• _TASK TO COMPLETE_: Give the data below again exactly as it stands. Omit the pictures.

===== GIVEN MATERIAL

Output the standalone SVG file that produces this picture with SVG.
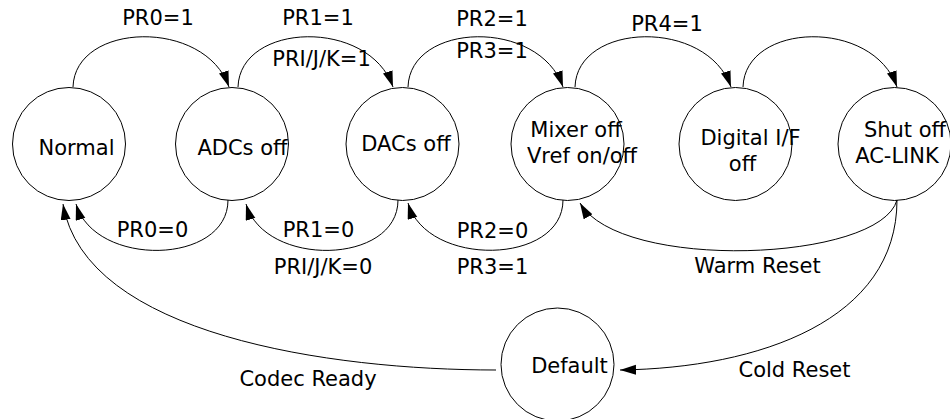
<svg xmlns="http://www.w3.org/2000/svg" width="950" height="419" viewBox="0 0 950 419">
<style>
.n{fill:none;stroke:#000;stroke-width:1}
.c{fill:none;stroke:#000;stroke-width:1;marker-end:url(#ah)}
text{font-family:"DejaVu Sans",Verdana,sans-serif;font-size:21px;fill:#000;text-anchor:middle}
</style>
<defs>
<marker id="ah" markerUnits="userSpaceOnUse" markerWidth="17" markerHeight="11" refX="16" refY="5" orient="auto">
<path d="M0,0 L16,5 L0,10 z" fill="#000"/>
</marker>
</defs>
<rect width="950" height="419" fill="#fff"/>
<g id="connectors">
<path class="c" d="M73,87 C75,22 205,18 229,87"/>
<path class="c" d="M238,87 C240,22 369,18 393,87"/>
<path class="c" d="M408,87 C410,22 539,18 563,87"/>
<path class="c" d="M575,87 C577,22 707,18 731,87"/>
<path class="c" d="M743,87 C745,22 873,18 897,87"/>
<path class="c" d="M228,200 C228,265 95,268 76,204"/>
<path class="c" d="M398,200 C398,265 265,268 246,204"/>
<path class="c" d="M563,200 C563,265 427,268 408,203"/>
<path class="c" d="M897,200 C880,262 620,272 580,203"/>
<path class="c" d="M897,200 C897,320 760,368 620,370"/>
<path class="c" d="M496,370 C330,370 85,335 63,204"/>
<text x="158" y="25">PR0=1</text>
<text x="318" y="25">PR1=1</text>
<text x="321.5" y="66">PRI/J/K=1</text>
<text x="492" y="26">PR2=1</text>
<text x="492" y="58">PR3=1</text>
<text x="667" y="31">PR4=1</text>
<text x="152.5" y="237">PR0=0</text>
<text x="318.5" y="237">PR1=0</text>
<text x="323" y="274">PRI/J/K=0</text>
<text x="492.5" y="238">PR2=0</text>
<text x="492.5" y="274">PR3=1</text>
<text x="757.5" y="273">Warm Reset</text>
<text x="794.5" y="377">Cold Reset</text>
<text x="308" y="386">Codec Ready</text>
</g>
<g id="normal"><circle class="n" cx="69" cy="144" r="56.5"/><text x="76.5" y="155">Normal</text></g>
<g id="adcs-off"><circle class="n" cx="232" cy="144" r="56.5"/><text x="242.5" y="155">ADCs off</text></g>
<g id="dacs-off"><circle class="n" cx="402.5" cy="144" r="56.5"/><text x="406" y="151">DACs off</text></g>
<g id="mixer-off"><circle class="n" cx="567.5" cy="144" r="56.5"/><text x="576" y="137">Mixer off</text><text x="582" y="163">Vref on/off</text></g>
<g id="digital-if-off"><circle class="n" cx="735.5" cy="144" r="56.5"/><text x="750.5" y="145">Digital I/F</text><text x="742.5" y="171">off</text></g>
<g id="shut-off"><circle class="n" cx="894.5" cy="144" r="56.5"/><text x="905" y="137">Shut off</text><text x="897" y="163">AC-LINK</text></g>
<g id="default"><circle class="n" cx="557.5" cy="364.5" r="56.5"/><text x="569.5" y="373">Default</text></g>
</svg>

==========

• _SOLUTION_:
Output the standalone SVG file that produces this picture with SVG.
<svg xmlns="http://www.w3.org/2000/svg" width="950" height="419" viewBox="0 0 950 419">
<style>
.n{fill:none;stroke:#000;stroke-width:1}
.c{fill:none;stroke:#000;stroke-width:1;marker-end:url(#ah)}
text{font-family:"DejaVu Sans",Verdana,sans-serif;font-size:21px;fill:#000;text-anchor:middle}
</style>
<defs>
<marker id="ah" markerUnits="userSpaceOnUse" markerWidth="17" markerHeight="11" refX="16" refY="5" orient="auto">
<path d="M0,0 L16,5 L0,10 z" fill="#000"/>
</marker>
</defs>
<rect width="950" height="419" fill="#fff"/>
<g id="connectors">
<path class="c" d="M73,87 C75,22 205,18 229,87"/>
<path class="c" d="M238,87 C240,22 369,18 393,87"/>
<path class="c" d="M408,87 C410,22 539,18 563,87"/>
<path class="c" d="M575,87 C577,22 707,18 731,87"/>
<path class="c" d="M743,87 C745,22 873,18 897,87"/>
<path class="c" d="M228,200 C228,265 95,268 76,204"/>
<path class="c" d="M398,200 C398,265 265,268 246,204"/>
<path class="c" d="M563,200 C563,265 427,268 408,203"/>
<path class="c" d="M897,200 C880,262 620,272 580,203"/>
<path class="c" d="M897,200 C897,320 760,368 620,370"/>
<path class="c" d="M496,370 C330,370 85,335 63,204"/>
<text x="158" y="25">PR0=1</text>
<text x="318" y="25">PR1=1</text>
<text x="321.5" y="66">PRI/J/K=1</text>
<text x="492" y="26">PR2=1</text>
<text x="492" y="58">PR3=1</text>
<text x="667" y="31">PR4=1</text>
<text x="152.5" y="237">PR0=0</text>
<text x="318.5" y="237">PR1=0</text>
<text x="323" y="274">PRI/J/K=0</text>
<text x="492.5" y="238">PR2=0</text>
<text x="492.5" y="274">PR3=1</text>
<text x="757.5" y="273">Warm Reset</text>
<text x="794.5" y="377">Cold Reset</text>
<text x="308" y="386">Codec Ready</text>
</g>
<g id="normal"><circle class="n" cx="69" cy="144" r="56.5"/><text x="76.5" y="155">Normal</text></g>
<g id="adcs-off"><circle class="n" cx="232" cy="144" r="56.5"/><text x="242.5" y="155">ADCs off</text></g>
<g id="dacs-off"><circle class="n" cx="402.5" cy="144" r="56.5"/><text x="406" y="151">DACs off</text></g>
<g id="mixer-off"><circle class="n" cx="567.5" cy="144" r="56.5"/><text x="576" y="137">Mixer off</text><text x="582" y="163">Vref on/off</text></g>
<g id="digital-if-off"><circle class="n" cx="735.5" cy="144" r="56.5"/><text x="750.5" y="145">Digital I/F</text><text x="742.5" y="171">off</text></g>
<g id="shut-off"><circle class="n" cx="894.5" cy="144" r="56.5"/><text x="905" y="137">Shut off</text><text x="897" y="163">AC-LINK</text></g>
<g id="default"><circle class="n" cx="557.5" cy="364.5" r="56.5"/><text x="569.5" y="373">Default</text></g>
</svg>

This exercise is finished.